A Black former firefighter is suing a Florida city after it put up a mural depicting her as a white person
  • Latosha Clemons, the first Black female firefighter in Boynton Beach, Florida, retired in 2020.
  • The city erected a mural with her likeness, but it showed her with a white face.

The first Black female firefighter of Boynton Beach, Florida, sued the city after it erected a mural that depicted her as a white person.

Latosha Clemons, 48, who served as the deputy fire chief at the Boynton Beach Fire Rescue Department until her retirement in mid-2020, filed the lawsuit against the city in April, alleging defamation and negligence. She joined the department in 1996.

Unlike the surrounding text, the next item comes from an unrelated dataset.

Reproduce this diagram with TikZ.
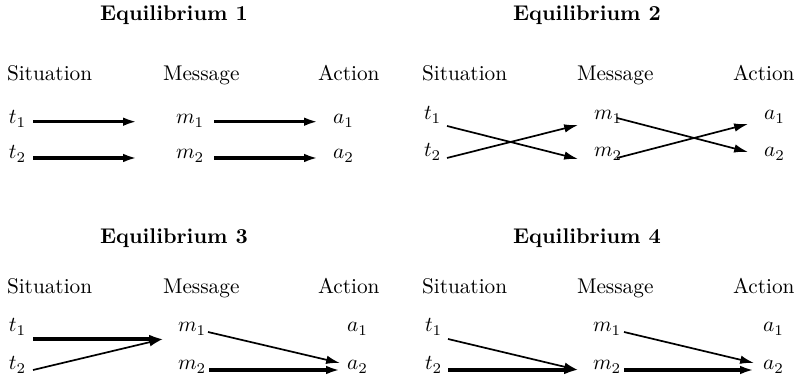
\documentclass[tikz,border=0pt]{standalone}
\usetikzlibrary{arrows.meta}
\begin{document}
\begin{tikzpicture}[x=0.47pt,y=-0.47pt,
  lbl/.style={anchor=base west,inner sep=0pt,outer sep=0pt},
  ttl/.style={anchor=base,inner sep=0pt,font=\bfseries},
  strong/.style={line width=1.5pt,-{Latex[length=6.5pt,width=4pt]}},
  weak/.style={line width=0.8pt,-{Latex[length=6.5pt,width=4pt]}}]
\useasboundingbox (0,0) rectangle (801,379);

% ---------- Panel 1 ----------
\node[ttl] (T1) at (174,21) {Equilibrium 1};
\node[lbl] (S1) at (7,81) {Situation};
\node[lbl] (M1) at (163,81) {Message};
\node[lbl] (A1) at (318,81) {Action};
\node[lbl] (p1t1) at (9,124) {$t_1$};
\node[lbl] (p1t2) at (9,159) {$t_2$};
\node[lbl] (p1m1) at (176,124) {$m_1$};
\node[lbl] (p1m2) at (176,159) {$m_2$};
\node[lbl] (p1a1) at (333,124) {$a_1$};
\node[lbl] (p1a2) at (333,159) {$a_2$};
\coordinate (p1ta) at (33,121.7);  \coordinate (p1tb) at (137,121.7);
\coordinate (p1tc) at (33,158);    \coordinate (p1td) at (137,158);
\coordinate (p1ma) at (214,121.7); \coordinate (p1mb) at (318,121.7);
\coordinate (p1mc) at (214,158);   \coordinate (p1md) at (318,158);
\draw[strong] (p1ta) -- (p1tb);
\draw[strong] (p1tc) -- (p1td);
\draw[strong] (p1ma) -- (p1mb);
\draw[strong] (p1mc) -- (p1md);

% ---------- Panel 2 ----------
\node[ttl] (T2) at (587,21) {Equilibrium 2};
\node[lbl] (S2) at (422,81) {Situation};
\node[lbl] (M2) at (577,81) {Message};
\node[lbl] (A2) at (733,81) {Action};
\node[lbl] (p2t1) at (424,120) {$t_1$};
\node[lbl] (p2t2) at (424,157) {$t_2$};
\node[lbl] (p2m1) at (594,120) {$m_1$};
\node[lbl] (p2m2) at (594,157) {$m_2$};
\node[lbl] (p2a1) at (764,120) {$a_1$};
\node[lbl] (p2a2) at (764,157) {$a_2$};
\coordinate (p2ta) at (447,126); \coordinate (p2tb) at (578,159);
\coordinate (p2tc) at (447,158); \coordinate (p2td) at (578,125);
\coordinate (p2ma) at (617,118); \coordinate (p2mb) at (748,152);
\coordinate (p2mc) at (617,158); \coordinate (p2md) at (748,124);
\draw[weak] (p2ta) -- (p2tb);
\draw[weak] (p2tc) -- (p2td);
\draw[weak] (p2ma) -- (p2mb);
\draw[weak] (p2mc) -- (p2md);

% ---------- Panel 3 ----------
\node[ttl] (T3) at (174,244) {Equilibrium 3};
\node[lbl] (S3) at (7,294) {Situation};
\node[lbl] (M3) at (163,294) {Message};
\node[lbl] (A3) at (318,294) {Action};
\node[lbl] (p3t1) at (9,332) {$t_1$};
\node[lbl] (p3t2) at (9,370) {$t_2$};
\node[lbl] (p3m1) at (178,332) {$m_1$};
\node[lbl] (p3m2) at (178,370) {$m_2$};
\node[lbl] (p3a1) at (347,332) {$a_1$};
\node[lbl] (p3a2) at (347,370) {$a_2$};
\coordinate (p3ta) at (33,339);  \coordinate (p3tb) at (163,339);
\coordinate (p3tc) at (33,370);
\coordinate (p3ma) at (208,332); \coordinate (p3mb) at (340,363);
\coordinate (p3mc) at (209,370); \coordinate (p3md) at (340,370);
\draw[strong] (p3ta) -- (p3tb);
\draw[weak] (p3tc) -- (p3tb);
\draw[weak] (p3ma) -- (p3mb);
\draw[strong] (p3mc) -- (p3md);

% ---------- Panel 4 ----------
\node[ttl] (T4) at (587,244) {Equilibrium 4};
\node[lbl] (S4) at (422,294) {Situation};
\node[lbl] (M4) at (577,294) {Message};
\node[lbl] (A4) at (733,294) {Action};
\node[lbl] (p4t1) at (425,332) {$t_1$};
\node[lbl] (p4t2) at (425,370) {$t_2$};
\node[lbl] (p4m1) at (593,332) {$m_1$};
\node[lbl] (p4m2) at (593,370) {$m_2$};
\node[lbl] (p4a1) at (763,332) {$a_1$};
\node[lbl] (p4a2) at (763,370) {$a_2$};
\coordinate (p4ta) at (448,339); \coordinate (p4tb) at (578,370);
\coordinate (p4tc) at (448,370);
\coordinate (p4ma) at (624,332); \coordinate (p4mb) at (754,363);
\coordinate (p4mc) at (624,370); \coordinate (p4md) at (754,370);
\draw[weak] (p4ta) -- (p4tb);
\draw[strong] (p4tc) -- (p4tb);
\draw[weak] (p4ma) -- (p4mb);
\draw[strong] (p4mc) -- (p4md);
\end{tikzpicture}
\end{document}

The mural, which was put up in her old fire station on June 3, 2020, showed Clemons and Glenn Joseph, a Black retired fire chief, with white faces.

The mural was removed the next day, and two local officials subsequently lost their jobs, The Palm Beach Post reported.

"Being depicted as white was not only a false presentation of Clemons, it was also a depiction which completely disrespected all that Clemons, the first female black firefighter for the city, had accomplished," Clemons' complaint said.

Steve Grant, the mayor of Boynton Beach, said on Wednesday that the mural had been altered to make its subjects unrecognizable, like faces seen on Google Maps' Street View, NBC News reported.

A new version of the mural put up in November showed Clemons with an accurate skin tone but did not include Joseph, NBC News reported.

Clemons is seeking substantial damages, and the City Commission is set to vote on an $80,000 settlement next Tuesday, Grant told NBC News.

In the complaint, attorneys for Clemons said that in 2019 she'd approved the city's art commission's use of her picture.

However, "when the mural was unveiled, it did not reflect Clemons as the black member of the city Fire Department," the complaint said. "Instead, it was altered and reflected her as a white member of the city Fire Department."